Make an exact copy of all the entries, with the pictures left out.

(Collected data entries)
○ ○ ○ ○

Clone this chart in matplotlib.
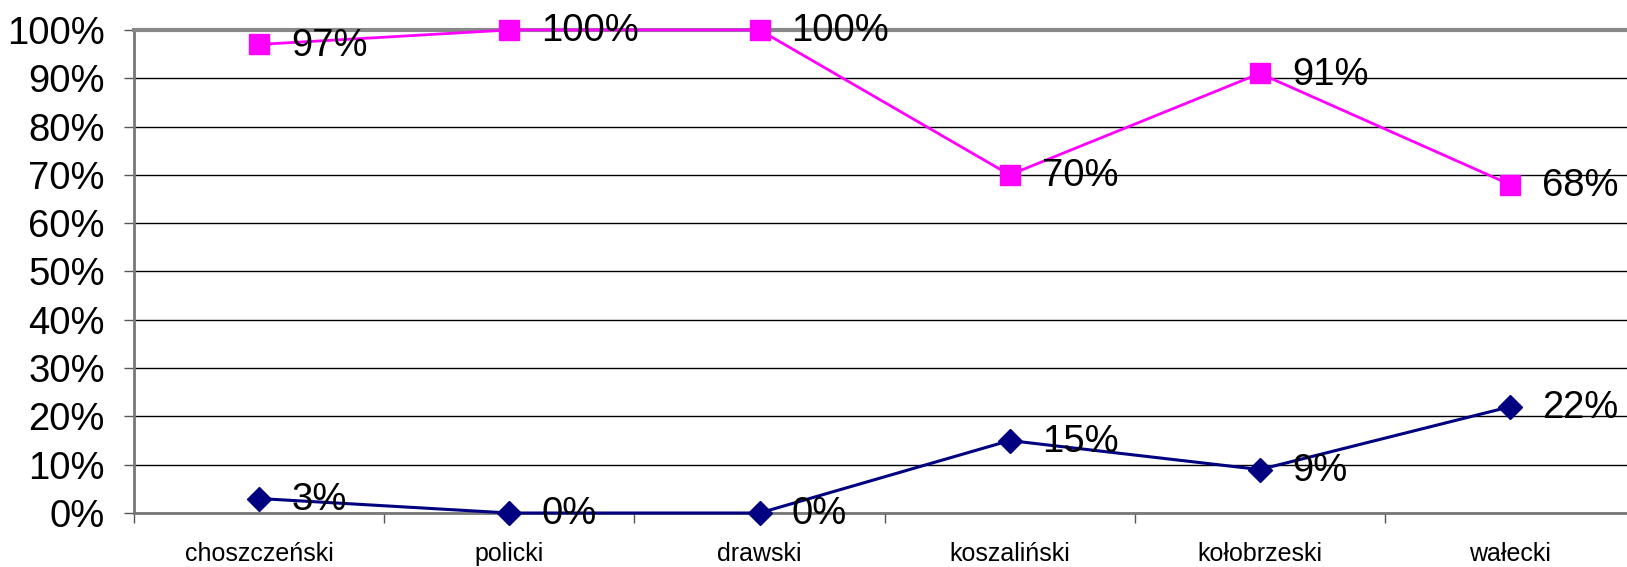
import matplotlib
matplotlib.use("Agg")
import matplotlib.pyplot as plt
from matplotlib.ticker import FixedLocator, NullFormatter

categories = ["choszczeński", "policki", "drawski", "koszaliński", "kołobrzeski", "wałecki"]
series_top = [97, 100, 100, 70, 91, 68]
series_bottom = [3, 0, 0, 15, 9, 22]
y_ticks = [0, 10, 20, 30, 40, 50, 60, 70, 80, 90, 100]

plt.rcParams['font.family'] = ['Liberation Sans', 'DejaVu Sans']

fig = plt.figure(figsize=(16.27, 5.67), dpi=100)
ax = fig.add_axes([0.0824, 0.0952, 0.9226, 0.852])

x = list(range(len(categories)))
ax.plot(x, series_top, color="#FF00FF", lw=2, marker="s", ms=15, mec="#FF00FF", mfc="#FF00FF", zorder=3, clip_on=False)
ax.plot(x, series_bottom, color="#000080", lw=2.2, marker="D", ms=12.5, mec="#000080", mfc="#000080", zorder=3, clip_on=False)

for vals in (series_top, series_bottom):
    for xi, v in zip(x, vals):
        ax.annotate(f"{v}%", (xi, v), xytext=(23, -1), textcoords="offset points",
                    ha="left", va="center", fontsize=27.5, color="black", zorder=4,
                    annotation_clip=False)

ax.set_xlim(-0.5, len(categories) - 0.5)
ax.set_ylim(0, 100)
ax.set_yticks(y_ticks)
ax.set_yticklabels([f"{t}%" for t in y_ticks], fontsize=27.5)
ax.yaxis.grid(True, color="black", lw=1)
ax.set_axisbelow(True)

ax.set_xticks(x)
ax.set_xticklabels(categories, fontsize=18)
ax.tick_params(axis="x", length=0, pad=21)
ax.xaxis.set_minor_locator(FixedLocator([i + 0.5 for i in range(-1, len(categories))]))
ax.xaxis.set_minor_formatter(NullFormatter())
ax.tick_params(axis="x", which="minor", length=7, width=1, color="#555555", direction="out")
ax.tick_params(axis="y", length=7, width=1, color="#555555", direction="out", pad=14)

ax.spines["right"].set_visible(False)
ax.spines["top"].set_color("#888888")
ax.spines["top"].set_linewidth(3)
ax.spines["left"].set_color("#777777")
ax.spines["left"].set_linewidth(2)
ax.spines["bottom"].set_color("#777777")
ax.spines["bottom"].set_linewidth(2)

fig.savefig("out.png", dpi=100)
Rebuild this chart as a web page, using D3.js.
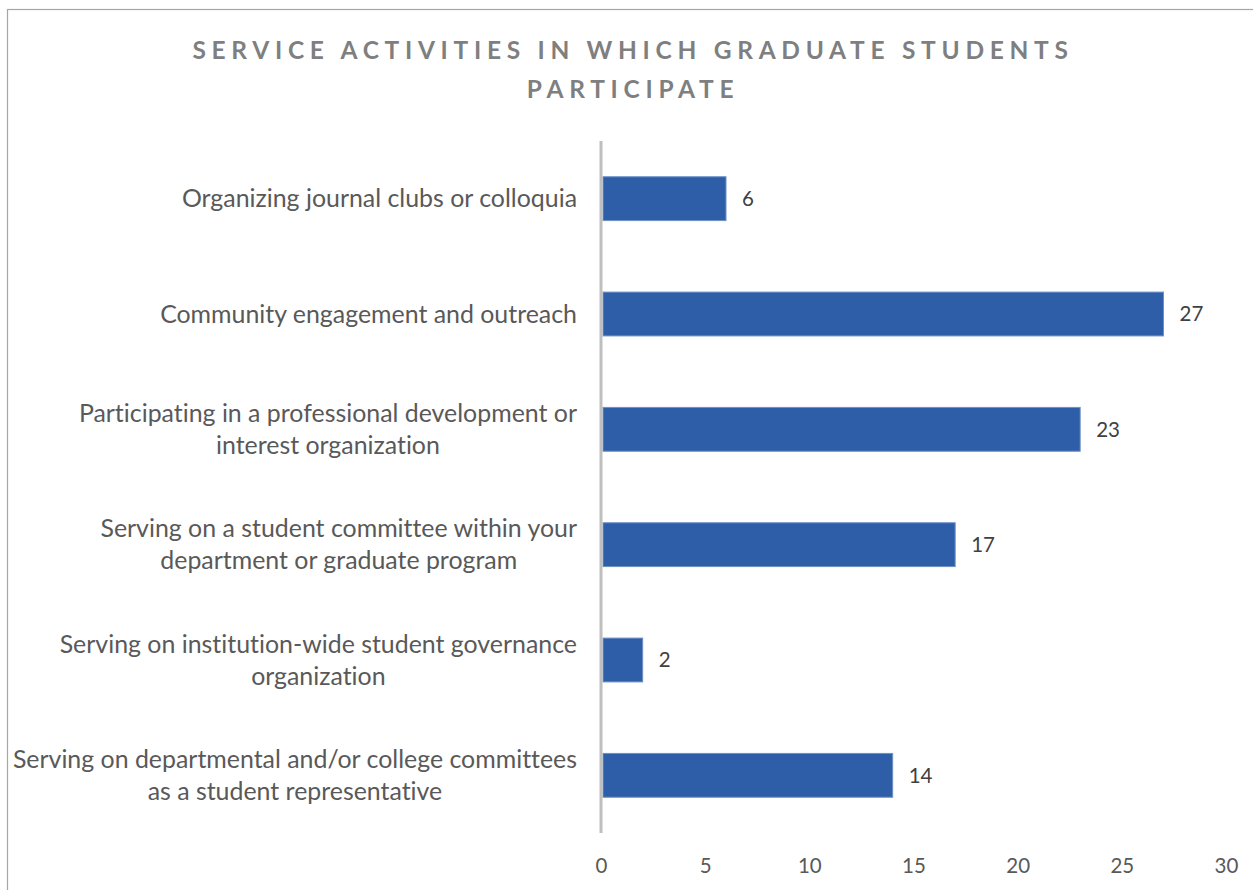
<!DOCTYPE html>
<html>
<head>
<meta charset="utf-8">
<script src="https://cdn.jsdelivr.net/npm/d3@7/dist/d3.min.js"></script>
<style>
  html, body { margin: 0; padding: 0; background: #fff; }
  svg { display: block; }
  text { font-family: Lato, "Open Sans", sans-serif; font-variant-ligatures: none; }
</style>
</head>
<body>
<svg id="chart" width="1253" height="890"></svg>
<script>
// Service activities (top to bottom) and the number of respondents for each
const categories = [
  ["Organizing journal clubs or colloquia"],
  ["Community engagement and outreach"],
  ["Participating in a professional development or", "interest organization"],
  ["Serving on a student committee within your", "department or graduate program"],
  ["Serving on institution-wide student governance", "organization"],
  ["Serving on departmental and/or college committees", "as a student representative"]
];
const counts = [6, 27, 23, 17, 2, 14];
const xTicks = [0, 5, 10, 15, 20, 25, 30];
const titleLines = ["SERVICE ACTIVITIES IN WHICH GRADUATE STUDENTS", "PARTICIPATE"];

const svg = d3.select("#chart");
const W = 1253, H = 890;

// Chart frame
svg.append("rect")
  .attr("x", 7.5).attr("y", 9.5)
  .attr("width", W + 10).attr("height", H + 10)
  .attr("fill", "#fff").attr("stroke", "#A6A6A6").attr("stroke-width", 1.2);

const plot = { left: 601, right: 1226, top: 141, bottom: 833 };

const x = d3.scaleLinear().domain([0, 30]).range([plot.left, plot.right]);
const y = d3.scaleBand()
  .domain(d3.range(categories.length))
  .range([plot.top, plot.bottom])
  .paddingInner(0.62).paddingOuter(0.31);

// Title
const title = svg.append("text")
  .attr("text-anchor", "middle")
  .attr("fill", "#7F7F7F")
  .attr("font-size", 24.5)
  .attr("font-weight", 700)
  .attr("letter-spacing", 5.7);
titleLines.forEach((t, i) => {
  title.append("tspan").attr("x", 633).attr("y", 59 + i * 39).text(t);
});

// Bars
svg.append("g").selectAll("rect")
  .data(counts)
  .join("rect")
  .attr("x", x(0) + 2)
  .attr("y", (d, i) => y(i))
  .attr("width", d => x(d) - x(0) - 2)
  .attr("height", y.bandwidth())
  .attr("fill", "#2E5EA8")
  .attr("stroke", "#6F90C6")
  .attr("stroke-width", 1);

// Value labels
svg.append("g").selectAll("text")
  .data(counts)
  .join("text")
  .attr("x", d => x(d) + 16)
  .attr("y", (d, i) => y(i) + y.bandwidth() / 2)
  .attr("dy", "0.35em")
  .attr("fill", "#404040")
  .attr("font-size", 20.5)
  .text(d => d);

// Category labels
const labels = svg.append("g").selectAll("text")
  .data(categories)
  .join("text")
  .attr("text-anchor", "end")
  .attr("fill", "#595959")
  .attr("font-size", 24.9);
labels.each(function(lines, i) {
  const cy = y(i) + y.bandwidth() / 2;
  const lh = 32;
  const y0 = cy - (lines.length - 1) * lh / 2;
  lines.forEach((ln, j) => {
    d3.select(this).append("tspan")
      .attr("x", 577)
      .attr("y", y0 + j * lh)
      .attr("dy", "0.35em")
      .text(ln);
  });
});
// Second lines of wrapped labels are centred under the first line
labels.each(function() {
  const spans = d3.select(this).selectAll("tspan").nodes();
  if (spans.length > 1) {
    const w0 = spans[0].getComputedTextLength();
    const mid = 577 - w0 / 2;
    d3.select(spans[1]).attr("x", mid).attr("text-anchor", "middle");
  }
});

// Category axis line
svg.append("line")
  .attr("x1", x(0)).attr("x2", x(0))
  .attr("y1", plot.top).attr("y2", plot.bottom)
  .attr("stroke", "#BFBFBF").attr("stroke-width", 3);

// Value axis (labels only)
const xAxis = svg.append("g")
  .attr("transform", `translate(0,${plot.bottom})`)
  .call(d3.axisBottom(x).tickValues(xTicks).tickSize(0).tickPadding(25));
xAxis.select(".domain").remove();
xAxis.selectAll("text")
  .attr("fill", "#595959")
  .attr("font-size", 20.5)
  .attr("font-family", "Lato, 'Open Sans', sans-serif");
</script>
</body>
</html>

○ ○ ○ ○

- ANSWER IN FULL
Clone this chart in matplotlib.
import matplotlib
matplotlib.use("Agg")
import matplotlib.pyplot as plt
from matplotlib.ticker import FixedLocator, NullFormatter

categories = ["choszczeński", "policki", "drawski", "koszaliński", "kołobrzeski", "wałecki"]
series_top = [97, 100, 100, 70, 91, 68]
series_bottom = [3, 0, 0, 15, 9, 22]
y_ticks = [0, 10, 20, 30, 40, 50, 60, 70, 80, 90, 100]

plt.rcParams['font.family'] = ['Liberation Sans', 'DejaVu Sans']

fig = plt.figure(figsize=(16.27, 5.67), dpi=100)
ax = fig.add_axes([0.0824, 0.0952, 0.9226, 0.852])

x = list(range(len(categories)))
ax.plot(x, series_top, color="#FF00FF", lw=2, marker="s", ms=15, mec="#FF00FF", mfc="#FF00FF", zorder=3, clip_on=False)
ax.plot(x, series_bottom, color="#000080", lw=2.2, marker="D", ms=12.5, mec="#000080", mfc="#000080", zorder=3, clip_on=False)

for vals in (series_top, series_bottom):
    for xi, v in zip(x, vals):
        ax.annotate(f"{v}%", (xi, v), xytext=(23, -1), textcoords="offset points",
                    ha="left", va="center", fontsize=27.5, color="black", zorder=4,
                    annotation_clip=False)

ax.set_xlim(-0.5, len(categories) - 0.5)
ax.set_ylim(0, 100)
ax.set_yticks(y_ticks)
ax.set_yticklabels([f"{t}%" for t in y_ticks], fontsize=27.5)
ax.yaxis.grid(True, color="black", lw=1)
ax.set_axisbelow(True)

ax.set_xticks(x)
ax.set_xticklabels(categories, fontsize=18)
ax.tick_params(axis="x", length=0, pad=21)
ax.xaxis.set_minor_locator(FixedLocator([i + 0.5 for i in range(-1, len(categories))]))
ax.xaxis.set_minor_formatter(NullFormatter())
ax.tick_params(axis="x", which="minor", length=7, width=1, color="#555555", direction="out")
ax.tick_params(axis="y", length=7, width=1, color="#555555", direction="out", pad=14)

ax.spines["right"].set_visible(False)
ax.spines["top"].set_color("#888888")
ax.spines["top"].set_linewidth(3)
ax.spines["left"].set_color("#777777")
ax.spines["left"].set_linewidth(2)
ax.spines["bottom"].set_color("#777777")
ax.spines["bottom"].set_linewidth(2)

fig.savefig("out.png", dpi=100)
Rebuild this chart as a web page, using D3.js.
<!DOCTYPE html>
<html>
<head>
<meta charset="utf-8">
<script src="https://cdn.jsdelivr.net/npm/d3@7/dist/d3.min.js"></script>
<style>
  html, body { margin: 0; padding: 0; background: #fff; }
  svg { display: block; }
  text { font-family: Lato, "Open Sans", sans-serif; font-variant-ligatures: none; }
</style>
</head>
<body>
<svg id="chart" width="1253" height="890"></svg>
<script>
// Service activities (top to bottom) and the number of respondents for each
const categories = [
  ["Organizing journal clubs or colloquia"],
  ["Community engagement and outreach"],
  ["Participating in a professional development or", "interest organization"],
  ["Serving on a student committee within your", "department or graduate program"],
  ["Serving on institution-wide student governance", "organization"],
  ["Serving on departmental and/or college committees", "as a student representative"]
];
const counts = [6, 27, 23, 17, 2, 14];
const xTicks = [0, 5, 10, 15, 20, 25, 30];
const titleLines = ["SERVICE ACTIVITIES IN WHICH GRADUATE STUDENTS", "PARTICIPATE"];

const svg = d3.select("#chart");
const W = 1253, H = 890;

// Chart frame
svg.append("rect")
  .attr("x", 7.5).attr("y", 9.5)
  .attr("width", W + 10).attr("height", H + 10)
  .attr("fill", "#fff").attr("stroke", "#A6A6A6").attr("stroke-width", 1.2);

const plot = { left: 601, right: 1226, top: 141, bottom: 833 };

const x = d3.scaleLinear().domain([0, 30]).range([plot.left, plot.right]);
const y = d3.scaleBand()
  .domain(d3.range(categories.length))
  .range([plot.top, plot.bottom])
  .paddingInner(0.62).paddingOuter(0.31);

// Title
const title = svg.append("text")
  .attr("text-anchor", "middle")
  .attr("fill", "#7F7F7F")
  .attr("font-size", 24.5)
  .attr("font-weight", 700)
  .attr("letter-spacing", 5.7);
titleLines.forEach((t, i) => {
  title.append("tspan").attr("x", 633).attr("y", 59 + i * 39).text(t);
});

// Bars
svg.append("g").selectAll("rect")
  .data(counts)
  .join("rect")
  .attr("x", x(0) + 2)
  .attr("y", (d, i) => y(i))
  .attr("width", d => x(d) - x(0) - 2)
  .attr("height", y.bandwidth())
  .attr("fill", "#2E5EA8")
  .attr("stroke", "#6F90C6")
  .attr("stroke-width", 1);

// Value labels
svg.append("g").selectAll("text")
  .data(counts)
  .join("text")
  .attr("x", d => x(d) + 16)
  .attr("y", (d, i) => y(i) + y.bandwidth() / 2)
  .attr("dy", "0.35em")
  .attr("fill", "#404040")
  .attr("font-size", 20.5)
  .text(d => d);

// Category labels
const labels = svg.append("g").selectAll("text")
  .data(categories)
  .join("text")
  .attr("text-anchor", "end")
  .attr("fill", "#595959")
  .attr("font-size", 24.9);
labels.each(function(lines, i) {
  const cy = y(i) + y.bandwidth() / 2;
  const lh = 32;
  const y0 = cy - (lines.length - 1) * lh / 2;
  lines.forEach((ln, j) => {
    d3.select(this).append("tspan")
      .attr("x", 577)
      .attr("y", y0 + j * lh)
      .attr("dy", "0.35em")
      .text(ln);
  });
});
// Second lines of wrapped labels are centred under the first line
labels.each(function() {
  const spans = d3.select(this).selectAll("tspan").nodes();
  if (spans.length > 1) {
    const w0 = spans[0].getComputedTextLength();
    const mid = 577 - w0 / 2;
    d3.select(spans[1]).attr("x", mid).attr("text-anchor", "middle");
  }
});

// Category axis line
svg.append("line")
  .attr("x1", x(0)).attr("x2", x(0))
  .attr("y1", plot.top).attr("y2", plot.bottom)
  .attr("stroke", "#BFBFBF").attr("stroke-width", 3);

// Value axis (labels only)
const xAxis = svg.append("g")
  .attr("transform", `translate(0,${plot.bottom})`)
  .call(d3.axisBottom(x).tickValues(xTicks).tickSize(0).tickPadding(25));
xAxis.select(".domain").remove();
xAxis.selectAll("text")
  .attr("fill", "#595959")
  .attr("font-size", 20.5)
  .attr("font-family", "Lato, 'Open Sans', sans-serif");
</script>
</body>
</html>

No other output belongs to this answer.